Hmm probably the nastiest boor I can think of in politics was coincidentally the drunken philanderer Ted Kennedy, coincidentally one of the most left-wing men in the US senate. A man so callous that he let his mistress languish in the air bubble of his sunken car before she drowned. Anyone who wasn’t a complete shitbag would have scuttled away from the public eye in shame, but not the late Red Ted. Boorishness is not just a right-wing characteristic it seems.
Jason,
defining the life’s achievement of a person according to a single incident which happened 40 years ago is boorish, not least also is to speak ill of the recently departed.

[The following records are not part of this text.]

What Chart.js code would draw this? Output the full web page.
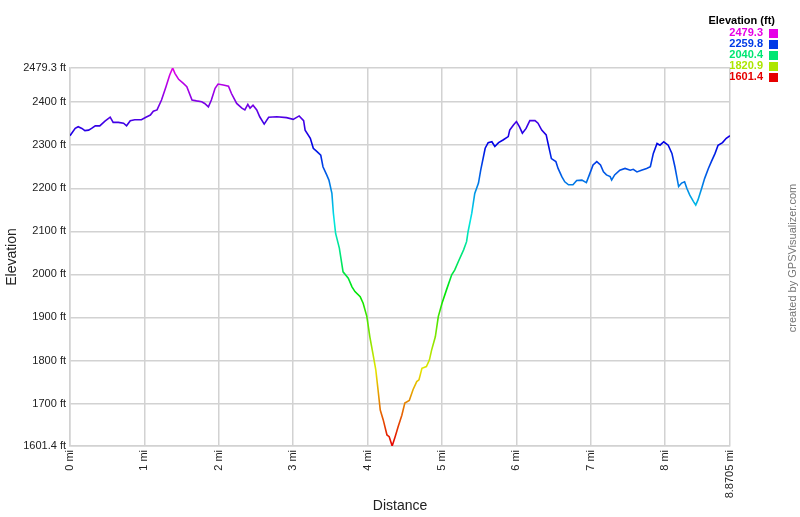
<!DOCTYPE html>
<html>
<head>
<meta charset="utf-8">
<script src="https://cdn.jsdelivr.net/npm/chart.js@4.4.1/dist/chart.umd.min.js"></script>
<style>
  html, body { margin: 0; padding: 0; background: #fff; }
  #wrap { width: 800px; height: 517px; position: relative; }
</style>
</head>
<body>
<div id="wrap"><canvas id="elevChart" width="800" height="517"></canvas></div>
<script>
// distance along track (mi)
const distances = [
  0.00, 0.07, 0.11, 0.16, 0.20, 0.25, 0.29, 0.34, 0.40, 0.47, 0.54, 0.58, 0.65, 0.72, 0.76, 0.81,
  0.87, 0.96, 1.02, 1.08, 1.12, 1.17, 1.23, 1.29, 1.34, 1.38, 1.41, 1.46, 1.52, 1.57, 1.64, 1.70,
  1.77, 1.81, 1.86, 1.90, 1.95, 1.99, 2.06, 2.13, 2.17, 2.24, 2.31, 2.35, 2.39, 2.42, 2.46, 2.51,
  2.55, 2.61, 2.67, 2.78, 2.91, 3.00, 3.08, 3.14, 3.16, 3.23, 3.27, 3.32, 3.37, 3.40, 3.45, 3.48,
  3.52, 3.54, 3.57, 3.62, 3.67, 3.74, 3.79, 3.83, 3.90, 3.94, 3.99, 4.03, 4.07, 4.11, 4.14, 4.17,
  4.21, 4.26, 4.29, 4.33, 4.37, 4.41, 4.46, 4.50, 4.56, 4.61, 4.66, 4.69, 4.73, 4.79, 4.83, 4.86,
  4.91, 4.95, 5.00, 5.06, 5.13, 5.17, 5.22, 5.29, 5.33, 5.35, 5.40, 5.44, 5.49, 5.52, 5.58, 5.62,
  5.67, 5.71, 5.76, 5.82, 5.89, 5.91, 5.96, 6.00, 6.04, 6.08, 6.13, 6.18, 6.25, 6.29, 6.34, 6.40,
  6.43, 6.47, 6.53, 6.56, 6.61, 6.65, 6.70, 6.76, 6.81, 6.88, 6.94, 6.98, 7.03, 7.08, 7.13, 7.17,
  7.21, 7.26, 7.28, 7.32, 7.39, 7.46, 7.53, 7.57, 7.62, 7.68, 7.75, 7.80, 7.84, 7.89, 7.93, 7.98,
  8.04, 8.09, 8.13, 8.18, 8.22, 8.26, 8.29, 8.33, 8.38, 8.41, 8.44, 8.49, 8.53, 8.58, 8.62, 8.67,
  8.71, 8.77, 8.82, 8.8705
];
// elevation (ft)
const elevations = [
  2322, 2339, 2343, 2339, 2334, 2335, 2339, 2345, 2345, 2356, 2365, 2353, 2353, 2351, 2345, 2357,
  2359, 2359, 2365, 2370, 2379, 2382, 2405, 2436, 2463, 2479.3, 2467, 2453, 2444, 2436, 2405, 2403,
  2401, 2397, 2389, 2405, 2432, 2442, 2440, 2437, 2420, 2397, 2386, 2382, 2395, 2386, 2393, 2382,
  2366, 2349, 2365, 2366, 2364, 2360, 2368, 2357, 2335, 2316, 2293, 2285, 2277, 2250, 2231, 2219,
  2188, 2142, 2095, 2061, 2006, 1991, 1971, 1960, 1948, 1933, 1902, 1855, 1817, 1778, 1732, 1685,
  1662, 1627, 1623, 1601.4, 1623, 1646, 1673, 1701, 1707, 1732, 1751, 1755, 1782, 1786, 1801, 1824,
  1855, 1902, 1933, 1964, 1999, 2010, 2030, 2057, 2076, 2099, 2142, 2188, 2212, 2242, 2293, 2306,
  2308, 2297, 2306, 2312, 2320, 2335, 2347, 2355, 2343, 2328, 2339, 2357, 2357, 2351, 2335, 2324,
  2300, 2269, 2262, 2246, 2227, 2215, 2208, 2208, 2218, 2219, 2213, 2231, 2254, 2262, 2254, 2238,
  2231, 2227, 2219, 2231, 2242, 2246, 2242, 2244, 2238, 2242, 2246, 2250, 2281, 2304, 2300, 2308,
  2300, 2281, 2250, 2204, 2212, 2215, 2200, 2184, 2169, 2161, 2173, 2200, 2223, 2246, 2262, 2281,
  2300, 2306, 2316, 2322
];
const yTicks = [1601.4, 1700, 1800, 1900, 2000, 2100, 2200, 2300, 2400, 2479.3];
const xTicks = [0, 1, 2, 3, 4, 5, 6, 7, 8, 8.8705];
const legendValues = [2479.3, 2259.8, 2040.4, 1820.9, 1601.4];

const yMin = 1601.4, yMax = 2479.3;

function colorFor(v) {
  const t = (v - yMin) / (yMax - yMin);
  return `hsl(${Math.round(t * 300)}, 100%, 45%)`;
}

function lineGradient(context) {
  const chart = context.chart;
  const { ctx, chartArea, scales } = chart;
  if (!chartArea) return colorFor(yMax);
  const yb = scales.y.getPixelForValue(yMin);
  const yt = scales.y.getPixelForValue(yMax);
  const g = ctx.createLinearGradient(0, yb, 0, yt);
  for (let i = 0; i <= 10; i++) {
    g.addColorStop(i / 10, `hsl(${i * 30}, 100%, 45%)`);
  }
  return g;
}

// legend + credit drawn on canvas
const extrasPlugin = {
  id: "extras",
  afterDraw(chart) {
    const c = chart.ctx;
    c.save();
    c.font = "bold 11px 'Liberation Sans', Arial, sans-serif";
    c.fillStyle = "#000";
    c.textAlign = "right";
    c.textBaseline = "middle";
    c.fillText("Elevation (ft)", 775, 21);
    legendValues.forEach((v, i) => {
      const y = 33 + i * 11;
      c.fillStyle = colorFor(v);
      c.fillText(v.toFixed(1), 763, y);
      c.fillRect(769, y - 4, 9, 9);
    });
    c.font = "11px 'Liberation Sans', Arial, sans-serif";
    c.fillStyle = "#777";
    c.translate(793, 258);
    c.rotate(-Math.PI / 2);
    c.textAlign = "center";
    c.fillText("created by GPSVisualizer.com", 0, 0);
    c.restore();
  }
};

const points = distances.map((d, i) => ({ x: d, y: elevations[i] }));
const tickFont = { family: "'Liberation Sans', Arial, sans-serif", size: 11 };
const gridStyle = { color: "#d2d2d2", lineWidth: 1.5, drawTicks: false };

new Chart(document.getElementById("elevChart").getContext("2d"), {
  type: "line",
  data: {
    datasets: [{
      data: points,
      borderColor: lineGradient,
      borderWidth: 1.6,
      pointRadius: 0,
      tension: 0,
      fill: false
    }]
  },
  options: {
    responsive: false,
    animation: false,
    layout: { padding: { top: 68, right: 70, left: 0, bottom: 0 } },
    plugins: { legend: { display: false }, tooltip: { enabled: false } },
    scales: {
      x: {
        type: "linear",
        min: 0,
        max: 8.8705,
        afterBuildTicks: (s) => { s.ticks = xTicks.map(v => ({ value: v })); },
        afterFit: (s) => { s.height = 71; },
        grid: gridStyle,
        border: { display: true, color: "#d2d2d2", width: 1.5 },
        ticks: {
          autoSkip: false,
          minRotation: 90,
          maxRotation: 90,
          padding: 4,
          color: "#222",
          font: tickFont,
          callback: (v) => v + " mi"
        },
        title: {
          display: true,
          text: "Distance",
          color: "#222",
          font: { family: "'Liberation Sans', Arial, sans-serif", size: 14 },
          padding: { top: 0, bottom: 2 }
        }
      },
      y: {
        type: "linear",
        min: yMin,
        max: yMax,
        afterBuildTicks: (s) => { s.ticks = yTicks.map(v => ({ value: v })); },
        afterFit: (s) => { s.width = 70; },
        grid: gridStyle,
        border: { display: true, color: "#d2d2d2", width: 1.5 },
        ticks: {
          padding: 4,
          color: "#222",
          font: tickFont,
          callback: (v) => v + " ft"
        },
        title: {
          display: true,
          text: "Elevation",
          color: "#222",
          font: { family: "'Liberation Sans', Arial, sans-serif", size: 14 },
          padding: { top: 4, bottom: 0 }
        }
      }
    }
  },
  plugins: [extrasPlugin]
});
</script>
</body>
</html>
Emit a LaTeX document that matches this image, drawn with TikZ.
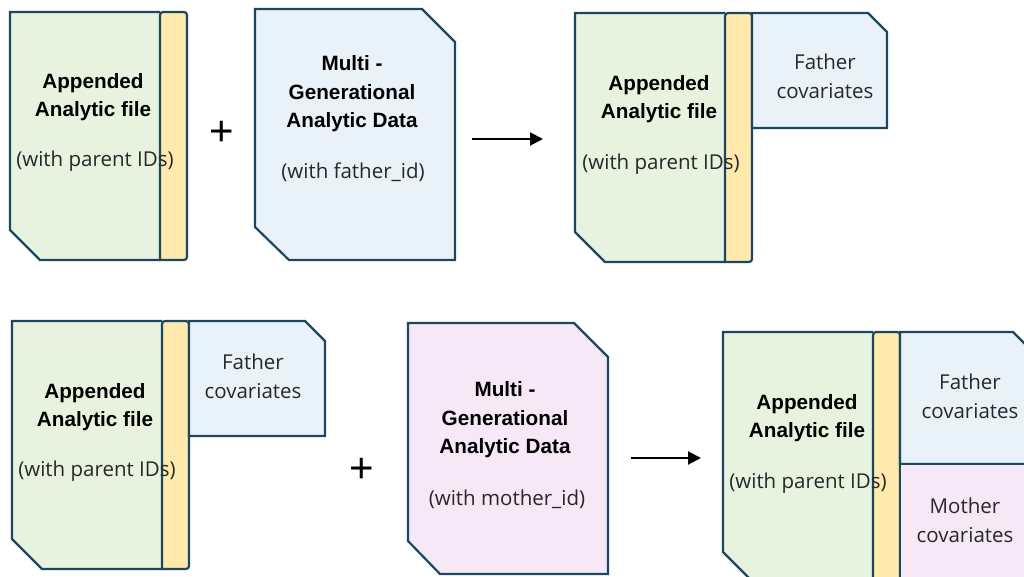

Not having come into contact with the man I can’t comment on his personality, but it’s fair to say that everyone makes mistakes. I notice it isn’t a characteristic of conservatives to own up to theirs and repent.
I’m also moved to ask how you connotate nasty with being a boor, and how you slip from noting coincidence to concluding causation.
However this is a thread about the media, so I’ll just pause to remind you how everything in the media reflects the culture of its’ surroundings.
@Monkeyfish… Keep on keepin’ on. Absolutely hilarious.